■ Directions for this task:
Render the material again word for word, skipping the pictures in it.

■ Collected material:

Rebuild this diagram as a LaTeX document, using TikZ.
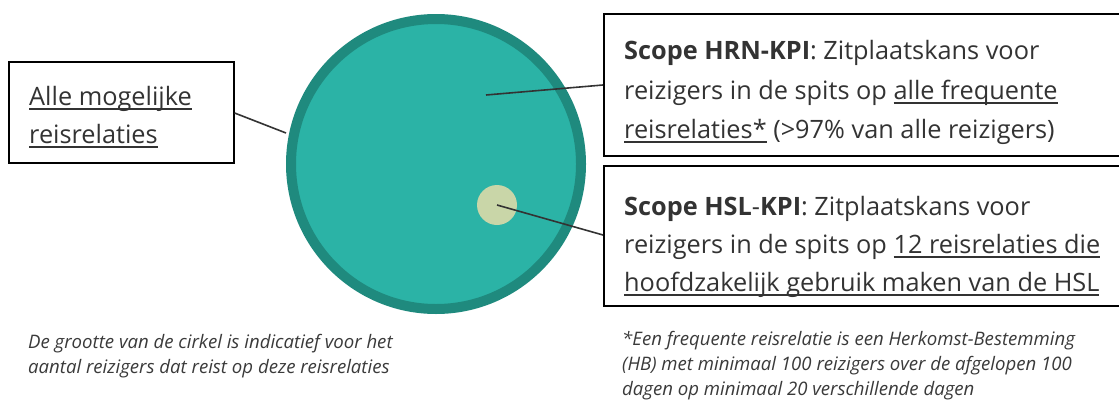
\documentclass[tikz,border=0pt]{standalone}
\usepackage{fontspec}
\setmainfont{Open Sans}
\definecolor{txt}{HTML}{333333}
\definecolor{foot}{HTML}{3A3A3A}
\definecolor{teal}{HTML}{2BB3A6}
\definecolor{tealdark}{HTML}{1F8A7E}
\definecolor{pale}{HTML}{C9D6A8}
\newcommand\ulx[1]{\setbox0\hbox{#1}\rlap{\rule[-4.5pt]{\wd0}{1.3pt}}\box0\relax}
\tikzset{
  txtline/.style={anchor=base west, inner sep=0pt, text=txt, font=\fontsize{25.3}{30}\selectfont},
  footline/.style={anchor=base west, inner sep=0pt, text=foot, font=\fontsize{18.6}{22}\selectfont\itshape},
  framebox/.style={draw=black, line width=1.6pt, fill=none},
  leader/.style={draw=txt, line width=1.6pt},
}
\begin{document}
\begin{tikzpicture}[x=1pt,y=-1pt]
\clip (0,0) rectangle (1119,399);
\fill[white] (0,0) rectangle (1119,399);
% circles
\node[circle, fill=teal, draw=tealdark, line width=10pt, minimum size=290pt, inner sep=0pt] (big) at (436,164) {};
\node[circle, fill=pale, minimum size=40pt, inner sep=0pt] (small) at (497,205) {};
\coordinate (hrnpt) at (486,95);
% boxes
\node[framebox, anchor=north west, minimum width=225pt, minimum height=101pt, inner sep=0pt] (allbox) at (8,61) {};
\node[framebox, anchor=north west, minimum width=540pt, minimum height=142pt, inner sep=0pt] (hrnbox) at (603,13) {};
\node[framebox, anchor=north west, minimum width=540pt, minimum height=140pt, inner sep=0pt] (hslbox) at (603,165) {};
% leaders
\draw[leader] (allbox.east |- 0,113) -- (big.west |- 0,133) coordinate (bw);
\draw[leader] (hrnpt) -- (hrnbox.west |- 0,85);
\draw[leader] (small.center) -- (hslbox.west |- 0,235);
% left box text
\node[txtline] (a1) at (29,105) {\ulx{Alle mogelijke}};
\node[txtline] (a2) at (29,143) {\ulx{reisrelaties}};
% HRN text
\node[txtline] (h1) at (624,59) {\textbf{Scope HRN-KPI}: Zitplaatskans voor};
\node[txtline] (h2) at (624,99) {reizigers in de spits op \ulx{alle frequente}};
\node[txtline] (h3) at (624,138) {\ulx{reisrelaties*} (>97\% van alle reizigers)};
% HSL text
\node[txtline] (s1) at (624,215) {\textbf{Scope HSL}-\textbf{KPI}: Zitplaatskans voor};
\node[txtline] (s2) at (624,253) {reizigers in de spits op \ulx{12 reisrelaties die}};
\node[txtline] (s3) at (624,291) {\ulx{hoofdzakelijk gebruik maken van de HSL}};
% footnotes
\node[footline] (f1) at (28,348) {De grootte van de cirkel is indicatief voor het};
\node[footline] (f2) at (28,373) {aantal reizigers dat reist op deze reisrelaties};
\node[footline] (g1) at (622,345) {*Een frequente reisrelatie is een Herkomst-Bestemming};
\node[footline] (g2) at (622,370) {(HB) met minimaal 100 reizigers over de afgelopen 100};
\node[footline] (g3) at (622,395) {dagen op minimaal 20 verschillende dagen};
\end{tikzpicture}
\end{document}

■ Answer below:
Rebuild this diagram as a LaTeX document, using TikZ.
\documentclass[tikz,border=0pt]{standalone}
\usepackage{fontspec}
\setmainfont{Open Sans}
\definecolor{txt}{HTML}{333333}
\definecolor{foot}{HTML}{3A3A3A}
\definecolor{teal}{HTML}{2BB3A6}
\definecolor{tealdark}{HTML}{1F8A7E}
\definecolor{pale}{HTML}{C9D6A8}
\newcommand\ulx[1]{\setbox0\hbox{#1}\rlap{\rule[-4.5pt]{\wd0}{1.3pt}}\box0\relax}
\tikzset{
  txtline/.style={anchor=base west, inner sep=0pt, text=txt, font=\fontsize{25.3}{30}\selectfont},
  footline/.style={anchor=base west, inner sep=0pt, text=foot, font=\fontsize{18.6}{22}\selectfont\itshape},
  framebox/.style={draw=black, line width=1.6pt, fill=none},
  leader/.style={draw=txt, line width=1.6pt},
}
\begin{document}
\begin{tikzpicture}[x=1pt,y=-1pt]
\clip (0,0) rectangle (1119,399);
\fill[white] (0,0) rectangle (1119,399);
% circles
\node[circle, fill=teal, draw=tealdark, line width=10pt, minimum size=290pt, inner sep=0pt] (big) at (436,164) {};
\node[circle, fill=pale, minimum size=40pt, inner sep=0pt] (small) at (497,205) {};
\coordinate (hrnpt) at (486,95);
% boxes
\node[framebox, anchor=north west, minimum width=225pt, minimum height=101pt, inner sep=0pt] (allbox) at (8,61) {};
\node[framebox, anchor=north west, minimum width=540pt, minimum height=142pt, inner sep=0pt] (hrnbox) at (603,13) {};
\node[framebox, anchor=north west, minimum width=540pt, minimum height=140pt, inner sep=0pt] (hslbox) at (603,165) {};
% leaders
\draw[leader] (allbox.east |- 0,113) -- (big.west |- 0,133) coordinate (bw);
\draw[leader] (hrnpt) -- (hrnbox.west |- 0,85);
\draw[leader] (small.center) -- (hslbox.west |- 0,235);
% left box text
\node[txtline] (a1) at (29,105) {\ulx{Alle mogelijke}};
\node[txtline] (a2) at (29,143) {\ulx{reisrelaties}};
% HRN text
\node[txtline] (h1) at (624,59) {\textbf{Scope HRN-KPI}: Zitplaatskans voor};
\node[txtline] (h2) at (624,99) {reizigers in de spits op \ulx{alle frequente}};
\node[txtline] (h3) at (624,138) {\ulx{reisrelaties*} (>97\% van alle reizigers)};
% HSL text
\node[txtline] (s1) at (624,215) {\textbf{Scope HSL}-\textbf{KPI}: Zitplaatskans voor};
\node[txtline] (s2) at (624,253) {reizigers in de spits op \ulx{12 reisrelaties die}};
\node[txtline] (s3) at (624,291) {\ulx{hoofdzakelijk gebruik maken van de HSL}};
% footnotes
\node[footline] (f1) at (28,348) {De grootte van de cirkel is indicatief voor het};
\node[footline] (f2) at (28,373) {aantal reizigers dat reist op deze reisrelaties};
\node[footline] (g1) at (622,345) {*Een frequente reisrelatie is een Herkomst-Bestemming};
\node[footline] (g2) at (622,370) {(HB) met minimaal 100 reizigers over de afgelopen 100};
\node[footline] (g3) at (622,395) {dagen op minimaal 20 verschillende dagen};
\end{tikzpicture}
\end{document}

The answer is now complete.